Just for me

I am not an accomplished photographer. I have a camera, to be sure, and a journalist's love of getting things on the record. And now and then I get swept up into a surge of visual impulse, boring my family with endless pictures on some theme (sand, maybe, or sunsets over Boston) that has caught my fancy. But I am usually where my camera is not, having forgotten to bring it on just those sorts of outings which, the ads tell you, cry out for pictures. I look on photography, in fact, as I do on making walnut furniture or sightreading Beethoven or baking the perfect whole wheat loaf: something to learn someday, when settled leisure has opened opportunities for new challenges.

So I was without my camera the other day when my dog and I went walking by the sea. It was late in the afternoon, and we had, I suppose, the entire sanctuary to ourselves. And what an afternoon it was. To the west, the sun drifted behind a pale gray wash of clouds. They hung almost to the horizon, and beneath them floated fine pink ribbons, glowing like hot iron ready for the anvil. To the south, a purple mass of storm cloud lifted its paws gingerly above the trees - and, farther east, abandoned its fastidiousness altogether and squatted right down into the Atlantic. To the north, salmon gave way to orange and gray, like something done forcefully with a palette knife and still not dry. And overhead, limpid blue set about with fast-drifting puffs of white.

I saw the western horizon first, and stood transfixed. What marvelous colors , I thought, wishing I had my camera. But the more I wished that, the more I began to look around at what else the sky was doing. Everywhere, it seemed, it was performing its evening prelude. The more I turned, and the more I stared, the more uncertain I was about where I should have pointed a camera. Had I had it with me, I suspect I would simply have stumbled into the ditch of convention and aimed it at the sunset itself.

The thought troubled me: for the redness, isolated from the context of the sky by the artificial boundaries of a picture's edges, would have lost the resonance into which it beat. It would have lost not only the rest of the sky, but the wind and the salt air and the sense of isolation. I knew of no lens wide enough to capture the whole.

And so we walked on. And the more we walked, the more troubled I became. Why, I asked myself, had I wanted to photograph the afternoon in the first place? Why did I feel that urge to capture what was out there - to somehow wrestle it to the ground, bind it into a two-dimensional cage, and cart it off in triumph to the menagerie of my recorded recollections? Didn't I trust myself to remember the event? Was I incapable of experiencing in full what the day was pouring down around me? Was I afraid that I would only be able to appreciate it later, under the wistful haze of the wish-I-were-there longings that hover inside photo albums everywhere?

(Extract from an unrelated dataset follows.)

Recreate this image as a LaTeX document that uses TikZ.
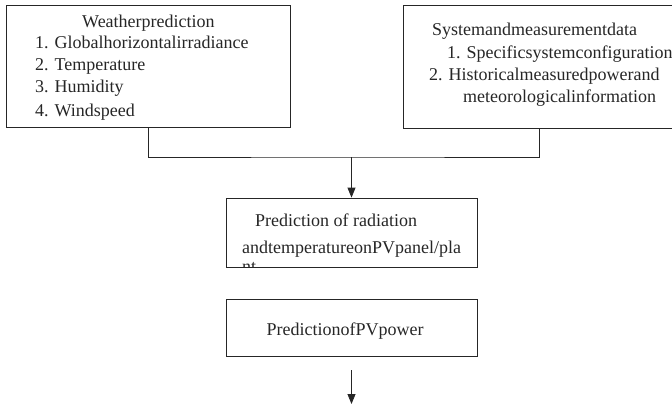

By now the dog was nowhere in sight. I realized, as I walked, that my feeling was not unusual. I've known people - have been one myself, at times - whose response to every overgrown field they see is a desire to buy it, to capture it and make it their own. I've known journalists - been one of them, too - so worried they'll miss some gem-cut phrase in a news briefing that they fuss with tape recorders all through it. They get good tapes, all right. The only thing they miss is hearing the actual words and watching how they work in context.

Yet who, after all, could object? Are not those land-buyers and journalists the ones who forge the permanent out of the passing, who give substance and relevance to the otherwise evanescent? Who else will rescue the field before it slinks back into woodland, rebuilding the stone walls and scything down the milkweed? Who else will tell the world what the ambassador said?

And it was with this thought, I guess, that I stopped walking again. I had turned a corner; the sun was behind me, and the trunks of the maples and pines in the fields ahead shone with an uncommon russet. Looking back, I saw that the sun, in full red, was hanging halfway below the cloud, just above the horizon. It was casting onto the scene its own shades. Like the journalist, I thought - striving for objectivity but inevitably coloring his world. And always leaving something beyond the frame. But why not? Someone has to take in a view and retransmit it to the world.

If, that is, there is a world that has to be told. And that, I saw, was what troubled me. For so much of what we experience is really meant not for the whole world. It is for ourselves alone. Even for those whose business it is to communicate, there are things that must remain private. Was my longing to photograph that sky, then, any more than a failure to recognize the value of that privacy? I resisted that notion at first. Surely, I countered, my motive was one of sharing, a generous willingness to include another in what was happening, to show someone else a photograph.

Well, maybe so. But maybe it was an unwillingness to admit that the experience was so quietly personal, so fleeting, and so moving that it could bear no recording. To try to communicate it would be to limit it to a palest shadow of its full glory. It didn't need to be captured. It never got loose. Its very occurrence had already changed me in some small way forever.

The dog came back about then, and turned and headed for home. And then the final irony struck, and I stopped again. Here was I, lover of words, arguing against the very things with which I shaped my thoughts. If I hadn't had the words with which to communicate - even with myself - would I have even been able to think of these things? If I hadn't known about cameras, would I have bothered to think about that sky? And there it was: the necessity for private experience, brought into focus because of a habit of making things public.

Moral? Journalists should have cameras, which they leave at home, and dogs, who force them into long walks.